■ Goal of the exercise ■
Return all the data below as it stands, minus the pictures.

■ Data lines ■

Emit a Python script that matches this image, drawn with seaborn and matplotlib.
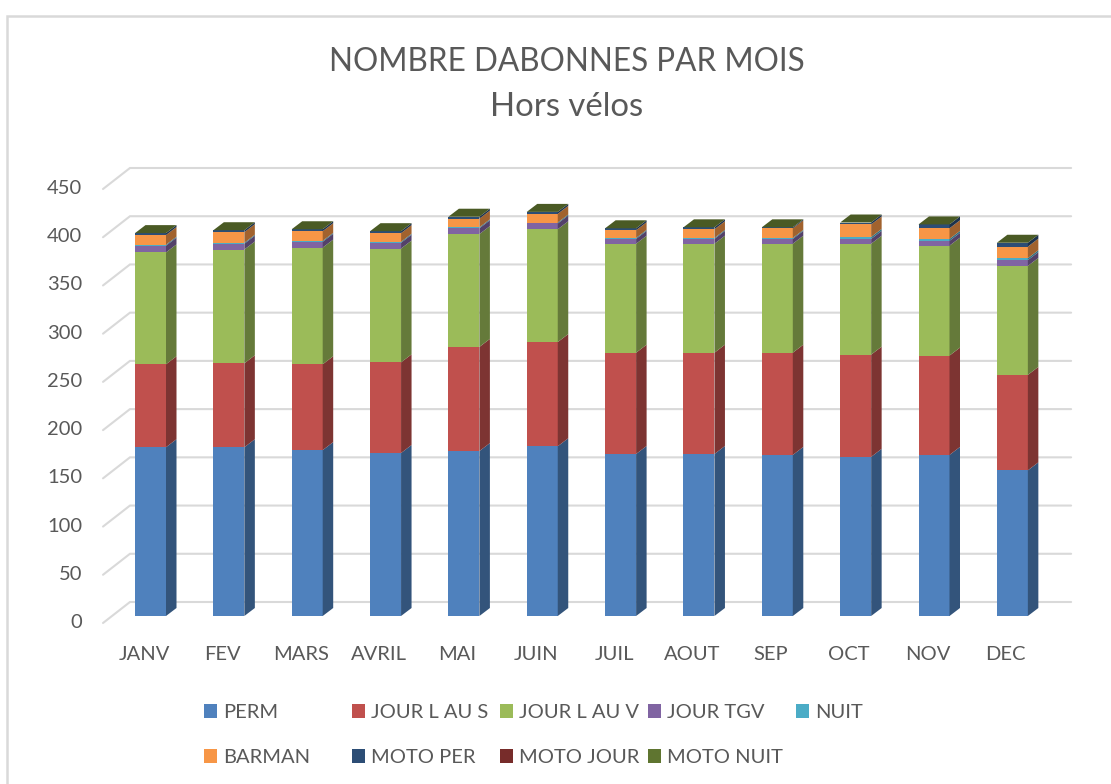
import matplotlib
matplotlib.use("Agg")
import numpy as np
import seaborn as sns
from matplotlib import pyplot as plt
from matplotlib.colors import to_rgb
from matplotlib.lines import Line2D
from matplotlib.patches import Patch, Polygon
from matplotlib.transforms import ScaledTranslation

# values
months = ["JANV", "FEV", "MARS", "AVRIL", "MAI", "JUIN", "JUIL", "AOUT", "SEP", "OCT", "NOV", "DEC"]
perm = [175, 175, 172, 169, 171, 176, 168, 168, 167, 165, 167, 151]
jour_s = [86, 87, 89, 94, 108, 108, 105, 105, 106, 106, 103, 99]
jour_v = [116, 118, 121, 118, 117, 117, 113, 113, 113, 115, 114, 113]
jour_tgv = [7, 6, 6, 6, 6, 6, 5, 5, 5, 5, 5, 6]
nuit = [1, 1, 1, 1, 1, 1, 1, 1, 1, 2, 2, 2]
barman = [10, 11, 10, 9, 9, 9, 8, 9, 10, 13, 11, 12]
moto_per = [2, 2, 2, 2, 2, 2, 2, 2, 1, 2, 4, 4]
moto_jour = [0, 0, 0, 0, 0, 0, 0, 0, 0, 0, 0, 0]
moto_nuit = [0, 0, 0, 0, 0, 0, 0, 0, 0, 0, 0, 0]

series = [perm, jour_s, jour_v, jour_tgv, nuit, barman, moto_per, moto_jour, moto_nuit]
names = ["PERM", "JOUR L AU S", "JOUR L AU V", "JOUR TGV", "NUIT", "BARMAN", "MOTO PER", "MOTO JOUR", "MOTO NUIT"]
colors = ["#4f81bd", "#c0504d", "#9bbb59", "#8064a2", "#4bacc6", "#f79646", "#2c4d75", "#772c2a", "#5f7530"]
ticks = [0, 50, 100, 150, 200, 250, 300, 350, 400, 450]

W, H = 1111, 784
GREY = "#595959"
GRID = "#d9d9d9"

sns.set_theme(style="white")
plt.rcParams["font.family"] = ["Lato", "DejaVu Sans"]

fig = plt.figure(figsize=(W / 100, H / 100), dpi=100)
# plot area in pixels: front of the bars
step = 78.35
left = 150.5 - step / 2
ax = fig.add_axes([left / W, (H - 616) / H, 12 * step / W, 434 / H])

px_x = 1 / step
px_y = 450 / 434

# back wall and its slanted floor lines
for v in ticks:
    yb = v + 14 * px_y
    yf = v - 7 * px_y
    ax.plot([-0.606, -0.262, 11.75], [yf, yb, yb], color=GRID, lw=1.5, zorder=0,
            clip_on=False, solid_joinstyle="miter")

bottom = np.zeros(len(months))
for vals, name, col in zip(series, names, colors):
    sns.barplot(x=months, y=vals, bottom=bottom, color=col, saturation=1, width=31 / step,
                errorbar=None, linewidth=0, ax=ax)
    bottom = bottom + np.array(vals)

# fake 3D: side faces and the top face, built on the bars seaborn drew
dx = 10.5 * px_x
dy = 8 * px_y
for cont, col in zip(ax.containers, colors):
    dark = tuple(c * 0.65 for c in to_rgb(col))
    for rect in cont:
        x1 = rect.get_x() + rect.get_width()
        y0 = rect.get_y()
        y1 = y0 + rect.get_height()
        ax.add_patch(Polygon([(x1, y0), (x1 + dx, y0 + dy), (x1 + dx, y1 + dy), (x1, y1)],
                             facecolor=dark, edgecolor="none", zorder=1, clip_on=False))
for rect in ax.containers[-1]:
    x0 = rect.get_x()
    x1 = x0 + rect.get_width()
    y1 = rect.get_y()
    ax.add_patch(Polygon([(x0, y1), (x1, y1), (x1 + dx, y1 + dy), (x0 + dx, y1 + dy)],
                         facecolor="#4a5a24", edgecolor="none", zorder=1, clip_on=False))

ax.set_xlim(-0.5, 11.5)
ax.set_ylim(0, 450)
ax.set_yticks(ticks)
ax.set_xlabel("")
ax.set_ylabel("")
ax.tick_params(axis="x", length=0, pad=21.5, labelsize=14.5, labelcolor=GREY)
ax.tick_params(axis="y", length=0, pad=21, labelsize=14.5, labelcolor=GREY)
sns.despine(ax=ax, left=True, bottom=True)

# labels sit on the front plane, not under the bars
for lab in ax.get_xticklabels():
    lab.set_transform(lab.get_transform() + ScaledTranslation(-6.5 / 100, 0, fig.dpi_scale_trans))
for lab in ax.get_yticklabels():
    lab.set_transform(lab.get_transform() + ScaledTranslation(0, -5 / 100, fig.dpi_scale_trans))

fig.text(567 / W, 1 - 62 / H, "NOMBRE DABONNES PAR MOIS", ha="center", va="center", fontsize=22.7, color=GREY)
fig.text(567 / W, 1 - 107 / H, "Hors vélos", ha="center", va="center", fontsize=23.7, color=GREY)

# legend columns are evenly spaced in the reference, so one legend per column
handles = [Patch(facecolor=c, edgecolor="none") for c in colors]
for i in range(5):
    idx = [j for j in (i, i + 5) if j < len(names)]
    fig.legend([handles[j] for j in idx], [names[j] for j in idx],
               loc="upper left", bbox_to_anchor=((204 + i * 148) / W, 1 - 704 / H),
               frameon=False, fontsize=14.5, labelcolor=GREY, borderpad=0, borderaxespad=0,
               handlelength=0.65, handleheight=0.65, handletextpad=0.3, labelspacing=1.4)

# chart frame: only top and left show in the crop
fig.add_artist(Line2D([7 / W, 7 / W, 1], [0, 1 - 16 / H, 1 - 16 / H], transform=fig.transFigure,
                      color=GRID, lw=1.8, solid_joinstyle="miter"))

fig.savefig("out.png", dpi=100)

■ Exercise result ■
Emit a Python script that matches this image, drawn with seaborn and matplotlib.
import matplotlib
matplotlib.use("Agg")
import numpy as np
import seaborn as sns
from matplotlib import pyplot as plt
from matplotlib.colors import to_rgb
from matplotlib.lines import Line2D
from matplotlib.patches import Patch, Polygon
from matplotlib.transforms import ScaledTranslation

# values
months = ["JANV", "FEV", "MARS", "AVRIL", "MAI", "JUIN", "JUIL", "AOUT", "SEP", "OCT", "NOV", "DEC"]
perm = [175, 175, 172, 169, 171, 176, 168, 168, 167, 165, 167, 151]
jour_s = [86, 87, 89, 94, 108, 108, 105, 105, 106, 106, 103, 99]
jour_v = [116, 118, 121, 118, 117, 117, 113, 113, 113, 115, 114, 113]
jour_tgv = [7, 6, 6, 6, 6, 6, 5, 5, 5, 5, 5, 6]
nuit = [1, 1, 1, 1, 1, 1, 1, 1, 1, 2, 2, 2]
barman = [10, 11, 10, 9, 9, 9, 8, 9, 10, 13, 11, 12]
moto_per = [2, 2, 2, 2, 2, 2, 2, 2, 1, 2, 4, 4]
moto_jour = [0, 0, 0, 0, 0, 0, 0, 0, 0, 0, 0, 0]
moto_nuit = [0, 0, 0, 0, 0, 0, 0, 0, 0, 0, 0, 0]

series = [perm, jour_s, jour_v, jour_tgv, nuit, barman, moto_per, moto_jour, moto_nuit]
names = ["PERM", "JOUR L AU S", "JOUR L AU V", "JOUR TGV", "NUIT", "BARMAN", "MOTO PER", "MOTO JOUR", "MOTO NUIT"]
colors = ["#4f81bd", "#c0504d", "#9bbb59", "#8064a2", "#4bacc6", "#f79646", "#2c4d75", "#772c2a", "#5f7530"]
ticks = [0, 50, 100, 150, 200, 250, 300, 350, 400, 450]

W, H = 1111, 784
GREY = "#595959"
GRID = "#d9d9d9"

sns.set_theme(style="white")
plt.rcParams["font.family"] = ["Lato", "DejaVu Sans"]

fig = plt.figure(figsize=(W / 100, H / 100), dpi=100)
# plot area in pixels: front of the bars
step = 78.35
left = 150.5 - step / 2
ax = fig.add_axes([left / W, (H - 616) / H, 12 * step / W, 434 / H])

px_x = 1 / step
px_y = 450 / 434

# back wall and its slanted floor lines
for v in ticks:
    yb = v + 14 * px_y
    yf = v - 7 * px_y
    ax.plot([-0.606, -0.262, 11.75], [yf, yb, yb], color=GRID, lw=1.5, zorder=0,
            clip_on=False, solid_joinstyle="miter")

bottom = np.zeros(len(months))
for vals, name, col in zip(series, names, colors):
    sns.barplot(x=months, y=vals, bottom=bottom, color=col, saturation=1, width=31 / step,
                errorbar=None, linewidth=0, ax=ax)
    bottom = bottom + np.array(vals)

# fake 3D: side faces and the top face, built on the bars seaborn drew
dx = 10.5 * px_x
dy = 8 * px_y
for cont, col in zip(ax.containers, colors):
    dark = tuple(c * 0.65 for c in to_rgb(col))
    for rect in cont:
        x1 = rect.get_x() + rect.get_width()
        y0 = rect.get_y()
        y1 = y0 + rect.get_height()
        ax.add_patch(Polygon([(x1, y0), (x1 + dx, y0 + dy), (x1 + dx, y1 + dy), (x1, y1)],
                             facecolor=dark, edgecolor="none", zorder=1, clip_on=False))
for rect in ax.containers[-1]:
    x0 = rect.get_x()
    x1 = x0 + rect.get_width()
    y1 = rect.get_y()
    ax.add_patch(Polygon([(x0, y1), (x1, y1), (x1 + dx, y1 + dy), (x0 + dx, y1 + dy)],
                         facecolor="#4a5a24", edgecolor="none", zorder=1, clip_on=False))

ax.set_xlim(-0.5, 11.5)
ax.set_ylim(0, 450)
ax.set_yticks(ticks)
ax.set_xlabel("")
ax.set_ylabel("")
ax.tick_params(axis="x", length=0, pad=21.5, labelsize=14.5, labelcolor=GREY)
ax.tick_params(axis="y", length=0, pad=21, labelsize=14.5, labelcolor=GREY)
sns.despine(ax=ax, left=True, bottom=True)

# labels sit on the front plane, not under the bars
for lab in ax.get_xticklabels():
    lab.set_transform(lab.get_transform() + ScaledTranslation(-6.5 / 100, 0, fig.dpi_scale_trans))
for lab in ax.get_yticklabels():
    lab.set_transform(lab.get_transform() + ScaledTranslation(0, -5 / 100, fig.dpi_scale_trans))

fig.text(567 / W, 1 - 62 / H, "NOMBRE DABONNES PAR MOIS", ha="center", va="center", fontsize=22.7, color=GREY)
fig.text(567 / W, 1 - 107 / H, "Hors vélos", ha="center", va="center", fontsize=23.7, color=GREY)

# legend columns are evenly spaced in the reference, so one legend per column
handles = [Patch(facecolor=c, edgecolor="none") for c in colors]
for i in range(5):
    idx = [j for j in (i, i + 5) if j < len(names)]
    fig.legend([handles[j] for j in idx], [names[j] for j in idx],
               loc="upper left", bbox_to_anchor=((204 + i * 148) / W, 1 - 704 / H),
               frameon=False, fontsize=14.5, labelcolor=GREY, borderpad=0, borderaxespad=0,
               handlelength=0.65, handleheight=0.65, handletextpad=0.3, labelspacing=1.4)

# chart frame: only top and left show in the crop
fig.add_artist(Line2D([7 / W, 7 / W, 1], [0, 1 - 16 / H, 1 - 16 / H], transform=fig.transFigure,
                      color=GRID, lw=1.8, solid_joinstyle="miter"))

fig.savefig("out.png", dpi=100)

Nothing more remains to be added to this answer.